Work to do
Print only the lines from the top of the data through the line with "var pkwData = pkwX.map(function", both included, skipping every picture.

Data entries
□ □ □ □ □ □ □

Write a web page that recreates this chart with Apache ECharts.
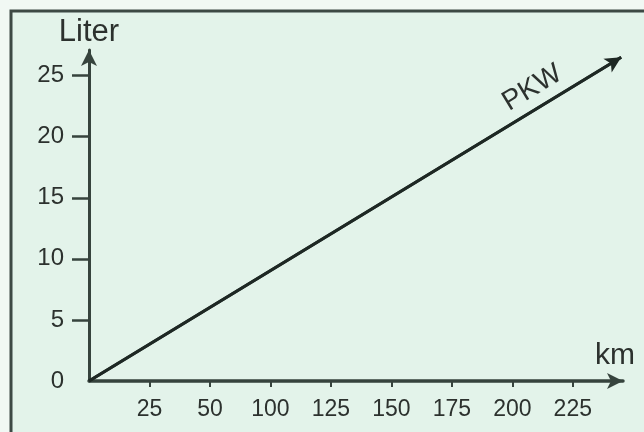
<!DOCTYPE html>
<html>
<head>
<meta charset="utf-8">
<script src="https://cdn.jsdelivr.net/npm/echarts@6/dist/echarts.min.js"></script>
<style>
html,body{margin:0;padding:0;background:#f1f8f4;}
#chart{width:644px;height:432px;}
</style>
</head>
<body>
<div id="chart"></div>
<script>
// Data
var xTickPositions = [1, 2, 3, 4, 5, 6, 7, 8];
var xTickLabels = ['25', '50', '100', '125', '150', '175', '200', '225'];
var yTickValues = [0, 5, 10, 15, 20, 25];
var seriesName = 'PKW';
var pkwX = [0, 8.8];
var pkwY = [0, 26.5];

var axisColor = '#36433d';
var textColor = '#2c312e';
var fontFam = '"Liberation Sans", Arial, sans-serif';

var pkwData = pkwX.map(function (x, i) { return [x, pkwY[i]]; });

var chart = echarts.init(document.getElementById('chart'));
chart.setOption({
  animation: false,
  backgroundColor: '#f1f8f4',
  graphic: [{
    type: 'rect',
    z: -10,
    shape: { x: 11, y: 11, width: 640, height: 430 },
    style: { fill: '#e3f3ea', stroke: '#3d4944', lineWidth: 3 }
  }],
  grid: { left: 89, right: 21, top: 50, bottom: 51 },
  xAxis: {
    type: 'value',
    min: 0,
    max: 8.83,
    name: 'km',
    nameLocation: 'end',
    nameGap: -8,
    nameTextStyle: { color: textColor, fontSize: 30, fontFamily: fontFam, align: 'center', verticalAlign: 'bottom', padding: [0, 0, 10, 0] },
    axisLine: { show: true, symbol: ['none', 'arrow'], symbolSize: [12, 16], lineStyle: { color: axisColor, width: 3.5 } },
    axisTick: { show: true, customValues: xTickPositions, length: 6, lineStyle: { color: axisColor, width: 2 } },
    axisLabel: {
      customValues: xTickPositions,
      margin: 17,
      color: textColor, fontSize: 23, fontFamily: fontFam,
      formatter: function (v) { return xTickLabels[Math.round(v) - 1]; }
    },
    splitLine: { show: false }
  },
  yAxis: {
    type: 'value',
    min: 0,
    max: 27.1,
    name: 'Liter',
    nameLocation: 'end',
    nameGap: 2,
    nameTextStyle: { color: textColor, fontSize: 31, fontFamily: fontFam, align: 'center' },
    axisLine: { show: true, symbol: ['none', 'arrow'], symbolSize: [12, 16], lineStyle: { color: axisColor, width: 3 } },
    axisTick: { show: true, customValues: yTickValues.slice(1), length: 17, lineStyle: { color: axisColor, width: 2.5 } },
    axisLabel: {
      customValues: yTickValues,
      margin: 25,
      color: textColor, fontSize: 24, fontFamily: fontFam
    },
    splitLine: { show: false }
  },
  series: [{
    name: seriesName,
    type: 'line',
    data: pkwData,
    showSymbol: false,
    lineStyle: { color: '#1e2824', width: 3 },
    markLine: {
      silent: true,
      symbol: ['none', 'arrow'],
      symbolSize: [12, 16],
      lineStyle: { color: '#1e2824', width: 3, type: 'solid' },
      label: {
        show: true,
        position: 'insideEndTop',
        formatter: seriesName,
        distance: [60, 6],
        color: textColor, fontSize: 28, fontFamily: fontFam
      },
      data: [[{ coord: pkwData[0] }, { coord: pkwData[pkwData.length - 1] }]]
    }
  }]
});
</script>
</body>
</html>
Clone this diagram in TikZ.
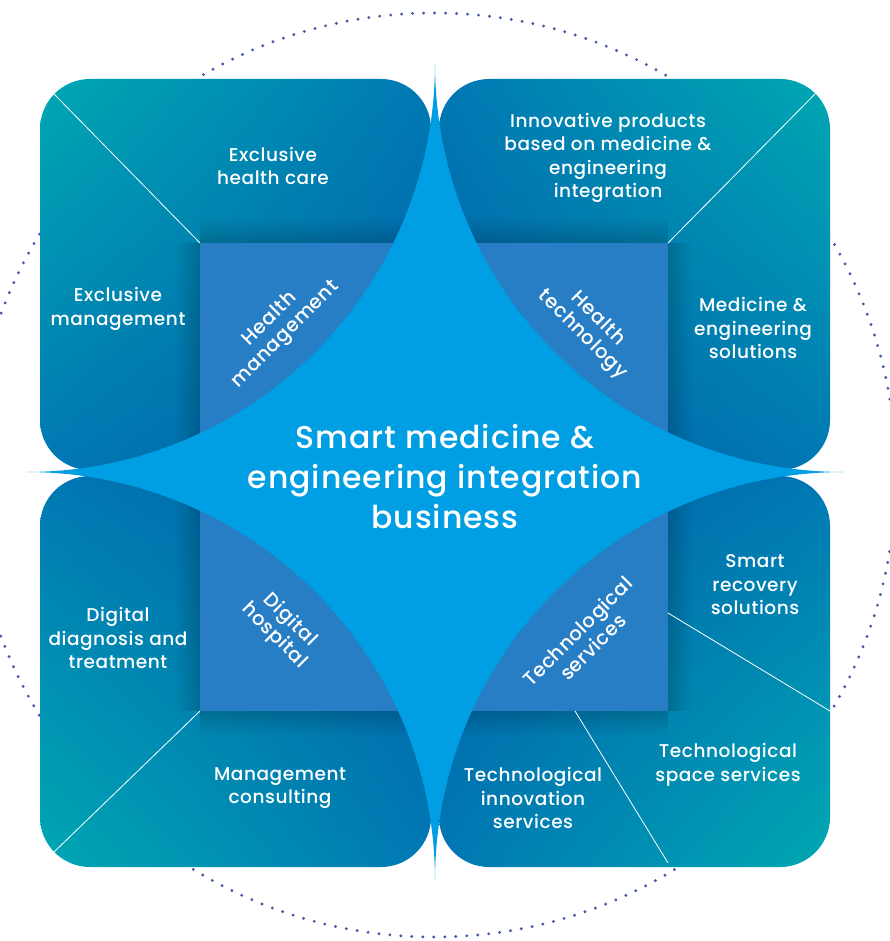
\documentclass[tikz,border=0pt]{standalone}
\usepackage{fontspec}
\IfFontExistsTF{Poppins Medium}
  {\setmainfont{Poppins Medium}[LetterSpace=3]}
  {\setmainfont{Poppins}[LetterSpace=3, FakeBold=0.6]}
\definecolor{starblue}{RGB}{0,158,226}
\definecolor{sqblue}{RGB}{40,126,196}
\definecolor{tealc}{RGB}{0,168,178}
\definecolor{darkc}{RGB}{0,92,162}
\definecolor{midc}{RGB}{0,120,180}
\definecolor{dotc}{RGB}{72,88,166}
\usetikzlibrary{shadings}
\tikzset{
  panel/.style={rounded corners=50pt},
  sep/.style={draw=white, line width=0.8pt},
  item/.style={text=white, align=center, inner sep=0pt, font=\fontsize{18.5}{23.5}\selectfont},
  core/.style={text=white, align=center, inner sep=0pt, font=\fontsize{19.5}{22}\selectfont},
  title/.style={text=white, align=center, inner sep=0pt, font=\fontsize{31.5}{40}\selectfont},
}
\begin{document}
\begin{tikzpicture}[x=1pt,y=-1pt]
\useasboundingbox (0,0) rectangle (890,941);
% dotted circle
\draw[dotc, line width=3.2pt, line cap=round, dash pattern=on 0pt off 11pt] (434,475) circle[radius=462];
% panels
\shade[panel, upper left=tealc, lower right=darkc, upper right=midc, lower left=midc] (40,79) rectangle (431,470);
\shade[panel, upper right=tealc, lower left=darkc, upper left=midc, lower right=midc] (439,79) rectangle (830,470);
\shade[panel, lower left=tealc, upper right=darkc, upper left=midc, lower right=midc] (40,476) rectangle (431,867);
\shade[panel, lower right=tealc, upper left=darkc, upper right=midc, lower left=midc] (439,476) rectangle (830,867);
% soft shadows along the square
\foreach \i in {0,...,7}{
  \pgfmathsetmacro{\op}{0.16-0.02*\i}
  \fill[black, opacity=\op] ({197-3*\i},243) rectangle ({200-3*\i},470);
  \fill[black, opacity=\op] ({197-3*\i},476) rectangle ({200-3*\i},711);
  \fill[black, opacity=\op] ({668+3*\i},243) rectangle ({671+3*\i},470);
  \fill[black, opacity=\op] ({668+3*\i},476) rectangle ({671+3*\i},711);
  \fill[black, opacity=\op] (200,{240-3*\i}) rectangle (431,{243-3*\i});
  \fill[black, opacity=\op] (439,{240-3*\i}) rectangle (668,{243-3*\i});
  \fill[black, opacity=\op] (200,{711+3*\i}) rectangle (431,{714+3*\i});
  \fill[black, opacity=\op] (439,{711+3*\i}) rectangle (668,{714+3*\i});
}
% inner square
\fill[sqblue] (200,243) rectangle (668,711);
% separators
\coordinate (tl1) at (54,94);   \coordinate (tl2) at (200,243);
\coordinate (tr1) at (815,94);  \coordinate (tr2) at (668,243);
\coordinate (bl1) at (54,852);  \coordinate (bl2) at (200,711);
\coordinate (br1) at (668,613); \coordinate (br2) at (830,711);
\coordinate (br3) at (575,711); \coordinate (br4) at (668,863);
\draw[sep] (tl1) -- (tl2);
\draw[sep] (tr1) -- (tr2);
\draw[sep] (bl1) -- (bl2);
\draw[sep] (br1) -- (br2);
\draw[sep] (br3) -- (br4);
% star
\fill[starblue] (435,63)
  arc[start angle=0, end angle=90, radius=409]
  arc[start angle=270, end angle=360, radius=409]
  arc[start angle=180, end angle=270, radius=409]
  arc[start angle=90, end angle=180, radius=409] -- cycle;
% texts
\node[title] (center) at (445,477) {Smart medicine \&\\engineering integration\\business};
\node[core, rotate=45] (hm) at (278,327) {Health\\management};
\node[core, rotate=-45] (ht) at (590,327) {Health\\technology};
\node[core, rotate=-45] (dh) at (282,628) {Digital\\hospital};
\node[core, rotate=45] (ts) at (585,639) {Technological\\services};
\node[item] (ehc) at (273,166) {Exclusive\\health care};
\node[item] (em) at (118,309) {Exclusive\\management};
\node[item] (ip) at (608,158) {Innovative products\\based on medicine \&\\engineering\\integration};
\node[item] (mes) at (753,328) {Medicine \&\\engineering\\solutions};
\node[item] (ddt) at (118,638) {Digital\\diagnosis and\\treatment};
\node[item] (mc) at (280,788) {Management\\consulting};
\node[item] (srs) at (755,585) {Smart\\recovery\\solutions};
\node[item] (tss) at (728,765) {Technological\\space services};
\node[item] (tis) at (533,798) {Technological\\innovation\\services};
\end{tikzpicture}
\end{document}
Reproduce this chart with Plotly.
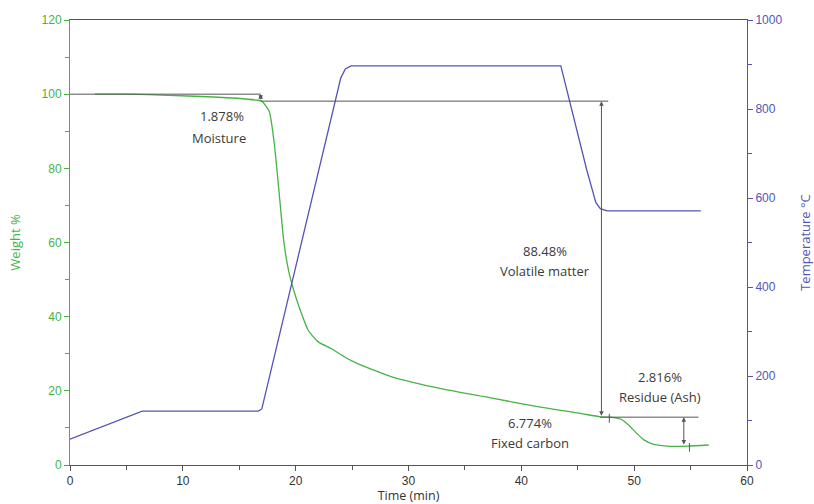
import plotly.graph_objects as go

# ---- data ----
time_w = [2.2, 5.2, 8.7, 12.2, 14.8, 16.5, 17.0, 17.65, 18.08, 18.38, 18.66, 18.95, 19.38, 19.82,
          20.4, 21.1, 22.0, 23.15, 24.3, 25.3, 26.9, 28.6, 33.0, 37.3, 41.7, 45.1, 47.0, 48.2,
          48.8, 49.5, 50.2, 50.9, 51.6, 52.9, 54.7, 56.6]
weight = [100.0, 100.0, 99.7, 99.3, 98.9, 98.4, 98.1, 95.4, 87.3, 78.4, 69.3, 60.3, 52.3, 47.2,
          41.8, 36.4, 33.2, 31.4, 29.2, 27.6, 25.6, 23.7, 20.5, 18.1, 15.6, 14.0, 13.0, 12.8,
          12.4, 10.8, 8.6, 6.7, 5.7, 5.1, 5.1, 5.4]

time_t = [0.0, 6.4, 16.7, 17.0, 24.0, 24.4, 24.9, 43.5, 45.8, 46.6, 47.0, 47.6, 55.9]
temp = [58, 121, 121, 126, 870, 890, 897, 897, 663, 590, 576, 571, 571]

x_ticks = [0, 10, 20, 30, 40, 50, 60]

labels = [
    ("1.878%", 13.45, 94.0), ("Moisture", 13.2, 88.3),
    ("88.48%", 42.1, 57.7), ("Volatile matter", 42.1, 52.3),
    ("2.816%", 52.3, 23.7), ("Residue (Ash)", 52.3, 18.3),
    ("6.774%", 40.8, 11.3), ("Fixed carbon", 40.8, 5.9),
]

GREEN = '#45b445'
BLUE = '#5454b6'
GRAY = '#3a3a3a'
LINE = '#555555'

fig = go.Figure()
fig.add_trace(go.Scatter(x=time_w, y=weight, mode='lines', line_shape='spline',
                         line=dict(color=GREEN, width=1.3, smoothing=0.6), yaxis='y', hoverinfo='skip'))
fig.add_trace(go.Scatter(x=time_t, y=temp, mode='lines',
                         line=dict(color=BLUE, width=1.3), yaxis='y2', hoverinfo='skip'))

# guide lines
shapes = [
    dict(type='line', xref='x', yref='y', x0=0, x1=16.9, y0=100, y1=100, line=dict(color=LINE, width=1)),
    dict(type='line', xref='x', yref='y', x0=16.9, x1=47.7, y0=98.12, y1=98.12, line=dict(color=LINE, width=1)),
    dict(type='line', xref='x', yref='y', x0=47.0, x1=55.7, y0=12.9, y1=12.9, line=dict(color=LINE, width=1)),
    dict(type='line', xref='x', yref='y', x0=47.8, x1=47.8, y0=11.4, y1=13.8, line=dict(color=LINE, width=1)),
    dict(type='line', xref='x', yref='y', x0=54.9, x1=54.9, y0=3.6, y1=5.9, line=dict(color=LINE, width=1)),
]

annotations = []
for txt, x, y in labels:
    annotations.append(dict(x=x, y=y, xref='x', yref='y', text=txt, showarrow=False,
                            font=dict(family='Open Sans', size=13, color=GRAY)))

def darrow(x, y0, y1):
    return dict(x=x, y=y1, ax=x, ay=y0, xref='x', yref='y', axref='x', ayref='y',
                text='', showarrow=True, arrowhead=2, arrowside='end+start',
                arrowsize=0.9, arrowwidth=1, arrowcolor=LINE, standoff=0, startstandoff=0)

annotations += [darrow(16.9, 98.12, 100.0), darrow(47.1, 12.9, 98.12), darrow(54.4, 5.1, 12.9)]

axis_font = dict(family='Liberation Sans', size=12)

fig.update_layout(
    width=814, height=504,
    margin=dict(l=70, r=67, t=20, b=39),
    paper_bgcolor='white', plot_bgcolor='white',
    showlegend=False,
    shapes=shapes, annotations=annotations,
    xaxis=dict(range=[0, 60], tickvals=x_ticks, ticks='outside', ticklen=5, tickcolor=LINE,
               showline=True, linecolor=LINE, linewidth=1, mirror=True, automargin=False,
               showgrid=False, zeroline=False,
               minor=dict(dtick=5, tick0=0, ticks='outside', ticklen=4, tickcolor=LINE),
               tickfont=dict(color='#333333', **axis_font),
               title=dict(text='Time (min)', font=dict(family='Open Sans', size=12.5, color='#333333'),
                          standoff=5)),
    yaxis=dict(range=[0, 120], dtick=20, ticks='outside', ticklen=5, tickcolor=GREEN,
               showline=True, linecolor=GREEN, linewidth=1, automargin=False,
               showgrid=False, zeroline=False,
               minor=dict(dtick=10, ticks='outside', ticklen=4, tickcolor=GREEN),
               tickfont=dict(color=GREEN, **axis_font),
               title=dict(text='Weight %', font=dict(family='Open Sans', size=13, color=GREEN),
                          standoff=18)),
    yaxis2=dict(range=[0, 1000], dtick=200, overlaying='y', side='right',
                ticks='outside', ticklen=5, tickcolor=BLUE,
                showline=True, linecolor=BLUE, linewidth=1, automargin=False,
                showgrid=False, zeroline=False,
                minor=dict(dtick=100, ticks='outside', ticklen=4, tickcolor=BLUE),
                tickfont=dict(color=BLUE, **axis_font),
                title=dict(text='Temperature °C', font=dict(family='Open Sans', size=13, color=BLUE),
                           standoff=32)),
)

fig.write_html("out.html")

□ □ □ □ □ □ □

The result
Write a web page that recreates this chart with Apache ECharts.
<!DOCTYPE html>
<html>
<head>
<meta charset="utf-8">
<script src="https://cdn.jsdelivr.net/npm/echarts@6/dist/echarts.min.js"></script>
<style>
html,body{margin:0;padding:0;background:#f1f8f4;}
#chart{width:644px;height:432px;}
</style>
</head>
<body>
<div id="chart"></div>
<script>
// Data
var xTickPositions = [1, 2, 3, 4, 5, 6, 7, 8];
var xTickLabels = ['25', '50', '100', '125', '150', '175', '200', '225'];
var yTickValues = [0, 5, 10, 15, 20, 25];
var seriesName = 'PKW';
var pkwX = [0, 8.8];
var pkwY = [0, 26.5];

var axisColor = '#36433d';
var textColor = '#2c312e';
var fontFam = '"Liberation Sans", Arial, sans-serif';

var pkwData = pkwX.map(function (x, i) { return [x, pkwY[i]]; });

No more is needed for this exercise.